Start ENTRIES SHOWN

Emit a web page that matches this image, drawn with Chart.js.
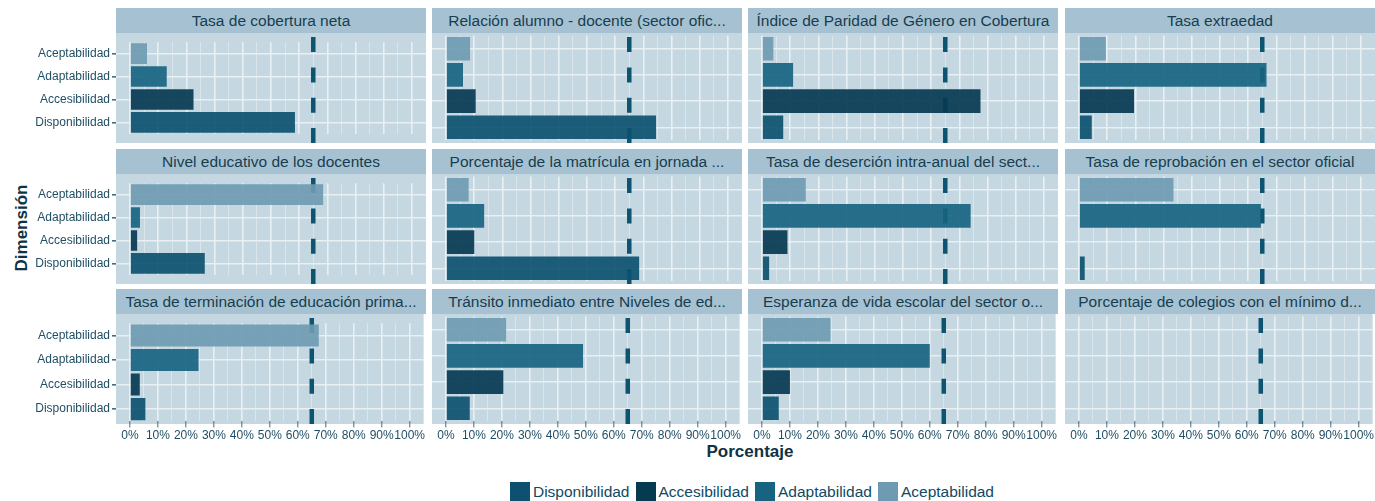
<!DOCTYPE html>
<html lang="es">
<head>
<meta charset="utf-8">
<title>Dimensiones por indicador</title>
<script src="https://cdn.jsdelivr.net/npm/chart.js@4.4.1/dist/chart.umd.min.js"></script>
<style>
  html, body { margin: 0; padding: 0; background: #fff; }
  body { width: 1375px; height: 501px; position: relative; overflow: hidden;
         font-family: "Liberation Sans", Arial, sans-serif; }
  .strip { position: absolute; height: 25px; line-height: 25px; background: #a6c2d2;
           color: #173d4f; font-size: 15.5px; text-align: center; white-space: nowrap; }
  .panel { position: absolute; }
  .axis-title { position: absolute; font-weight: bold; font-size: 17px; color: #0d3345; white-space: nowrap; }
  #legend { position: absolute; left: 0; width: 1498px; top: 482px; display: flex;
            justify-content: center; align-items: center; font-size: 15.5px; color: #0f4a63; }
  #legend .sw { width: 20px; height: 20px; margin: 0 3px 0 6px; }
</style>
</head>
<body>
<div class="axis-title" style="left:750px; top:452px; transform: translate(-50%, -50%);">Porcentaje</div>
<div class="axis-title" style="left:22px; top:228px; transform: translate(-50%, -50%) rotate(-90deg);">Dimensión</div>
<div id="legend"></div>

<script>
// --- Data ---
const indicators = [
  'Tasa de cobertura neta',
  'Relación alumno - docente (sector ofic...',
  'Índice de Paridad de Género en Cobertura',
  'Tasa extraedad',
  'Nivel educativo de los docentes',
  'Porcentaje de la matrícula en jornada ...',
  'Tasa de deserción intra-anual del sect...',
  'Tasa de reprobación en el sector oficial',
  'Tasa de terminación de educación prima...',
  'Tránsito inmediato entre Niveles de ed...',
  'Esperanza de vida escolar del sector o...',
  'Porcentaje de colegios con el mínimo d...'
];

// y categories, top to bottom
const dimensions = ['Aceptabilidad', 'Adaptabilidad', 'Accesibilidad', 'Disponibilidad'];
// legend order
const legendOrder = ['Disponibilidad', 'Accesibilidad', 'Adaptabilidad', 'Aceptabilidad'];

// porcentaje por indicador (same order as indicators)
const aceptabilidad  = [6,    8.5,  4,    9.5,  68.5, 8,    15.5, 33.5, 67.5, 21.5, 24.5, null];
const adaptabilidad  = [13,   6,    11,   66.5, 3.5,  13.5, 74,   64.5, 24.5, 49,   60,   null];
const accesibilidad  = [22.5, 10.5, 77.5, 19.5, 2.5,  10,   9,    null, 3.5,  20.5, 10,   null];
const disponibilidad = [58.5, 74.5, 7.5,  4.5,  26.5, 68.5, 2.5,  2,    5.5,  8.5,  6,    null];

const xTicks = [0, 10, 20, 30, 40, 50, 60, 70, 80, 90, 100];
const threshold = 65;

const seriesByDim = {
  Aceptabilidad: aceptabilidad,
  Adaptabilidad: adaptabilidad,
  Accesibilidad: accesibilidad,
  Disponibilidad: disponibilidad
};

const colors = {
  Disponibilidad: '#0c5270',
  Accesibilidad: '#053a51',
  Adaptabilidad: '#176480',
  Aceptabilidad: '#6e9bb1'
};

// --- Layout of the facet grid ---
const colLeft = [116, 432, 748, 1065];
const panelW = 310;
const stripTop = [8, 149, 289];
const stripH = 25;
const panelH = 110;
const pad = 2.6;   // ggplot-like discrete expansion

const tickColor = '#1f4e64';
const fontFamily = '"Liberation Sans", Arial, sans-serif';

// Panel background + dashed reference line
const facetPlugin = {
  id: 'facet',
  beforeDraw(chart) {
    const { ctx, chartArea } = chart;
    ctx.save();
    ctx.fillStyle = '#c5d7e1';
    ctx.fillRect(chartArea.left, 0, chartArea.right - chartArea.left, panelH);
    ctx.restore();
  },
  beforeDatasetsDraw(chart) {
    const { ctx, scales } = chart;
    const x = scales.x.getPixelForValue(threshold);
    ctx.save();
    ctx.strokeStyle = '#0c5470';
    ctx.lineWidth = 4.5;
    ctx.setLineDash([15, 15.3]);
    ctx.beginPath();
    ctx.moveTo(x, panelH);
    ctx.lineTo(x, 0);
    ctx.stroke();
    ctx.restore();
  }
};

indicators.forEach((title, i) => {
  const row = Math.floor(i / 4), col = i % 4;
  const firstCol = col === 0, lastRow = row === 2;

  const strip = document.createElement('div');
  strip.className = 'strip';
  strip.style.left = colLeft[col] + 'px';
  strip.style.width = panelW + 'px';
  strip.style.top = stripTop[row] + 'px';
  strip.textContent = title;
  document.body.appendChild(strip);

  const box = document.createElement('div');
  box.className = 'panel';
  const left = firstCol ? 0 : colLeft[col];
  const yAxisW = firstCol ? colLeft[0] : 0;
  const xAxisH = lastRow ? 24 : 0;
  box.style.left = left + 'px';
  box.style.width = (yAxisW + panelW) + 'px';
  box.style.top = (stripTop[row] + stripH) + 'px';
  box.style.height = (panelH + xAxisH) + 'px';
  const canvas = document.createElement('canvas');
  box.appendChild(canvas);
  document.body.appendChild(box);

  new Chart(canvas, {
    type: 'bar',
    data: {
      labels: dimensions,
      datasets: [{
        data: dimensions.map(d => seriesByDim[d][i]),
        backgroundColor: dimensions.map(d => colors[d] + 'eb'),
        barPercentage: 0.9,
        categoryPercentage: 1.0
      }]
    },
    options: {
      indexAxis: 'y',
      responsive: true,
      maintainAspectRatio: false,
      animation: false,
      layout: { padding: { top: pad, left: 0, right: 0, bottom: 0 } },
      plugins: { legend: { display: false }, tooltip: { enabled: false } },
      scales: {
        x: {
          type: 'linear',
          min: -5,
          max: 105,
          border: { display: false },
          afterFit: s => { s.height = pad + xAxisH; },
          afterBuildTicks: s => {
            // major breaks plus minor breaks halfway between them
            const t = [];
            xTicks.forEach((v, k) => {
              t.push({ value: v });
              if (k < xTicks.length - 1) t.push({ value: (v + xTicks[k + 1]) / 2 });
            });
            s.ticks = t;
          },
          grid: {
            drawTicks: lastRow,
            tickLength: 6,
            color: c => xTicks.includes(c.tick.value) ? '#e9f0f4' : '#dbe6ec',
            lineWidth: c => xTicks.includes(c.tick.value) ? 1.6 : 1,
            tickColor: c => xTicks.includes(c.tick.value) ? '#4a6b7b' : 'transparent',
            tickWidth: 1
          },
          ticks: {
            display: lastRow,
            autoSkip: false,
            maxRotation: 0,
            padding: 1,
            color: tickColor,
            font: { family: fontFamily, size: 12 },
            callback: v => xTicks.includes(v) ? v + '%' : ''
          }
        },
        y: {
          type: 'category',
          border: { display: false },
          afterFit: s => { s.width = yAxisW; },
          grid: {
            offset: false,
            color: '#e9f0f4',
            lineWidth: 1.6,
            drawTicks: firstCol,
            tickLength: 4,
            tickColor: '#4a6b7b'
          },
          ticks: {
            display: firstCol,
            padding: 2,
            color: tickColor,
            font: { family: fontFamily, size: 12 }
          }
        }
      }
    },
    plugins: [facetPlugin]
  });
});

// --- Legend ---
const legend = document.getElementById('legend');
legendOrder.forEach(d => {
  const sw = document.createElement('span');
  sw.className = 'sw';
  sw.style.background = colors[d];
  const tx = document.createElement('span');
  tx.textContent = d;
  legend.appendChild(sw);
  legend.appendChild(tx);
});
</script>
</body>
</html>
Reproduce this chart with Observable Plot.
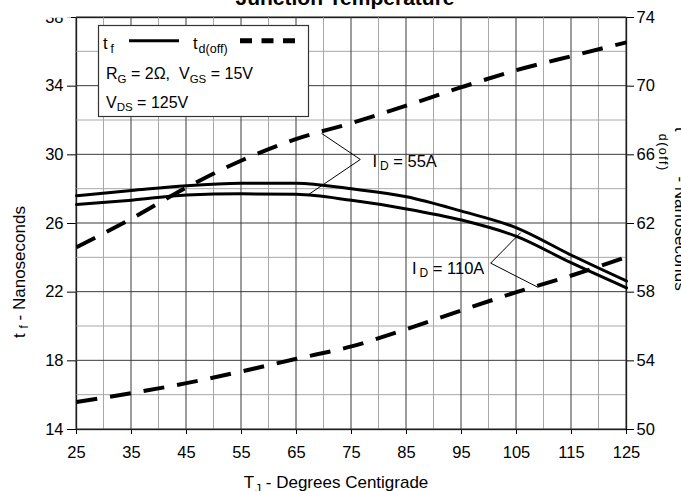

End ENTRIES SHOWN

Return the listing above in full and without alteration, excluding its pictures.

## SOLUTION FOR THIS EXERCISE
Emit a web page that matches this image, drawn with Chart.js.
<!DOCTYPE html>
<html lang="es">
<head>
<meta charset="utf-8">
<title>Dimensiones por indicador</title>
<script src="https://cdn.jsdelivr.net/npm/chart.js@4.4.1/dist/chart.umd.min.js"></script>
<style>
  html, body { margin: 0; padding: 0; background: #fff; }
  body { width: 1375px; height: 501px; position: relative; overflow: hidden;
         font-family: "Liberation Sans", Arial, sans-serif; }
  .strip { position: absolute; height: 25px; line-height: 25px; background: #a6c2d2;
           color: #173d4f; font-size: 15.5px; text-align: center; white-space: nowrap; }
  .panel { position: absolute; }
  .axis-title { position: absolute; font-weight: bold; font-size: 17px; color: #0d3345; white-space: nowrap; }
  #legend { position: absolute; left: 0; width: 1498px; top: 482px; display: flex;
            justify-content: center; align-items: center; font-size: 15.5px; color: #0f4a63; }
  #legend .sw { width: 20px; height: 20px; margin: 0 3px 0 6px; }
</style>
</head>
<body>
<div class="axis-title" style="left:750px; top:452px; transform: translate(-50%, -50%);">Porcentaje</div>
<div class="axis-title" style="left:22px; top:228px; transform: translate(-50%, -50%) rotate(-90deg);">Dimensión</div>
<div id="legend"></div>

<script>
// --- Data ---
const indicators = [
  'Tasa de cobertura neta',
  'Relación alumno - docente (sector ofic...',
  'Índice de Paridad de Género en Cobertura',
  'Tasa extraedad',
  'Nivel educativo de los docentes',
  'Porcentaje de la matrícula en jornada ...',
  'Tasa de deserción intra-anual del sect...',
  'Tasa de reprobación en el sector oficial',
  'Tasa de terminación de educación prima...',
  'Tránsito inmediato entre Niveles de ed...',
  'Esperanza de vida escolar del sector o...',
  'Porcentaje de colegios con el mínimo d...'
];

// y categories, top to bottom
const dimensions = ['Aceptabilidad', 'Adaptabilidad', 'Accesibilidad', 'Disponibilidad'];
// legend order
const legendOrder = ['Disponibilidad', 'Accesibilidad', 'Adaptabilidad', 'Aceptabilidad'];

// porcentaje por indicador (same order as indicators)
const aceptabilidad  = [6,    8.5,  4,    9.5,  68.5, 8,    15.5, 33.5, 67.5, 21.5, 24.5, null];
const adaptabilidad  = [13,   6,    11,   66.5, 3.5,  13.5, 74,   64.5, 24.5, 49,   60,   null];
const accesibilidad  = [22.5, 10.5, 77.5, 19.5, 2.5,  10,   9,    null, 3.5,  20.5, 10,   null];
const disponibilidad = [58.5, 74.5, 7.5,  4.5,  26.5, 68.5, 2.5,  2,    5.5,  8.5,  6,    null];

const xTicks = [0, 10, 20, 30, 40, 50, 60, 70, 80, 90, 100];
const threshold = 65;

const seriesByDim = {
  Aceptabilidad: aceptabilidad,
  Adaptabilidad: adaptabilidad,
  Accesibilidad: accesibilidad,
  Disponibilidad: disponibilidad
};

const colors = {
  Disponibilidad: '#0c5270',
  Accesibilidad: '#053a51',
  Adaptabilidad: '#176480',
  Aceptabilidad: '#6e9bb1'
};

// --- Layout of the facet grid ---
const colLeft = [116, 432, 748, 1065];
const panelW = 310;
const stripTop = [8, 149, 289];
const stripH = 25;
const panelH = 110;
const pad = 2.6;   // ggplot-like discrete expansion

const tickColor = '#1f4e64';
const fontFamily = '"Liberation Sans", Arial, sans-serif';

// Panel background + dashed reference line
const facetPlugin = {
  id: 'facet',
  beforeDraw(chart) {
    const { ctx, chartArea } = chart;
    ctx.save();
    ctx.fillStyle = '#c5d7e1';
    ctx.fillRect(chartArea.left, 0, chartArea.right - chartArea.left, panelH);
    ctx.restore();
  },
  beforeDatasetsDraw(chart) {
    const { ctx, scales } = chart;
    const x = scales.x.getPixelForValue(threshold);
    ctx.save();
    ctx.strokeStyle = '#0c5470';
    ctx.lineWidth = 4.5;
    ctx.setLineDash([15, 15.3]);
    ctx.beginPath();
    ctx.moveTo(x, panelH);
    ctx.lineTo(x, 0);
    ctx.stroke();
    ctx.restore();
  }
};

indicators.forEach((title, i) => {
  const row = Math.floor(i / 4), col = i % 4;
  const firstCol = col === 0, lastRow = row === 2;

  const strip = document.createElement('div');
  strip.className = 'strip';
  strip.style.left = colLeft[col] + 'px';
  strip.style.width = panelW + 'px';
  strip.style.top = stripTop[row] + 'px';
  strip.textContent = title;
  document.body.appendChild(strip);

  const box = document.createElement('div');
  box.className = 'panel';
  const left = firstCol ? 0 : colLeft[col];
  const yAxisW = firstCol ? colLeft[0] : 0;
  const xAxisH = lastRow ? 24 : 0;
  box.style.left = left + 'px';
  box.style.width = (yAxisW + panelW) + 'px';
  box.style.top = (stripTop[row] + stripH) + 'px';
  box.style.height = (panelH + xAxisH) + 'px';
  const canvas = document.createElement('canvas');
  box.appendChild(canvas);
  document.body.appendChild(box);

  new Chart(canvas, {
    type: 'bar',
    data: {
      labels: dimensions,
      datasets: [{
        data: dimensions.map(d => seriesByDim[d][i]),
        backgroundColor: dimensions.map(d => colors[d] + 'eb'),
        barPercentage: 0.9,
        categoryPercentage: 1.0
      }]
    },
    options: {
      indexAxis: 'y',
      responsive: true,
      maintainAspectRatio: false,
      animation: false,
      layout: { padding: { top: pad, left: 0, right: 0, bottom: 0 } },
      plugins: { legend: { display: false }, tooltip: { enabled: false } },
      scales: {
        x: {
          type: 'linear',
          min: -5,
          max: 105,
          border: { display: false },
          afterFit: s => { s.height = pad + xAxisH; },
          afterBuildTicks: s => {
            // major breaks plus minor breaks halfway between them
            const t = [];
            xTicks.forEach((v, k) => {
              t.push({ value: v });
              if (k < xTicks.length - 1) t.push({ value: (v + xTicks[k + 1]) / 2 });
            });
            s.ticks = t;
          },
          grid: {
            drawTicks: lastRow,
            tickLength: 6,
            color: c => xTicks.includes(c.tick.value) ? '#e9f0f4' : '#dbe6ec',
            lineWidth: c => xTicks.includes(c.tick.value) ? 1.6 : 1,
            tickColor: c => xTicks.includes(c.tick.value) ? '#4a6b7b' : 'transparent',
            tickWidth: 1
          },
          ticks: {
            display: lastRow,
            autoSkip: false,
            maxRotation: 0,
            padding: 1,
            color: tickColor,
            font: { family: fontFamily, size: 12 },
            callback: v => xTicks.includes(v) ? v + '%' : ''
          }
        },
        y: {
          type: 'category',
          border: { display: false },
          afterFit: s => { s.width = yAxisW; },
          grid: {
            offset: false,
            color: '#e9f0f4',
            lineWidth: 1.6,
            drawTicks: firstCol,
            tickLength: 4,
            tickColor: '#4a6b7b'
          },
          ticks: {
            display: firstCol,
            padding: 2,
            color: tickColor,
            font: { family: fontFamily, size: 12 }
          }
        }
      }
    },
    plugins: [facetPlugin]
  });
});

// --- Legend ---
const legend = document.getElementById('legend');
legendOrder.forEach(d => {
  const sw = document.createElement('span');
  sw.className = 'sw';
  sw.style.background = colors[d];
  const tx = document.createElement('span');
  tx.textContent = d;
  legend.appendChild(sw);
  legend.appendChild(tx);
});
</script>
</body>
</html>
Reproduce this chart with Observable Plot.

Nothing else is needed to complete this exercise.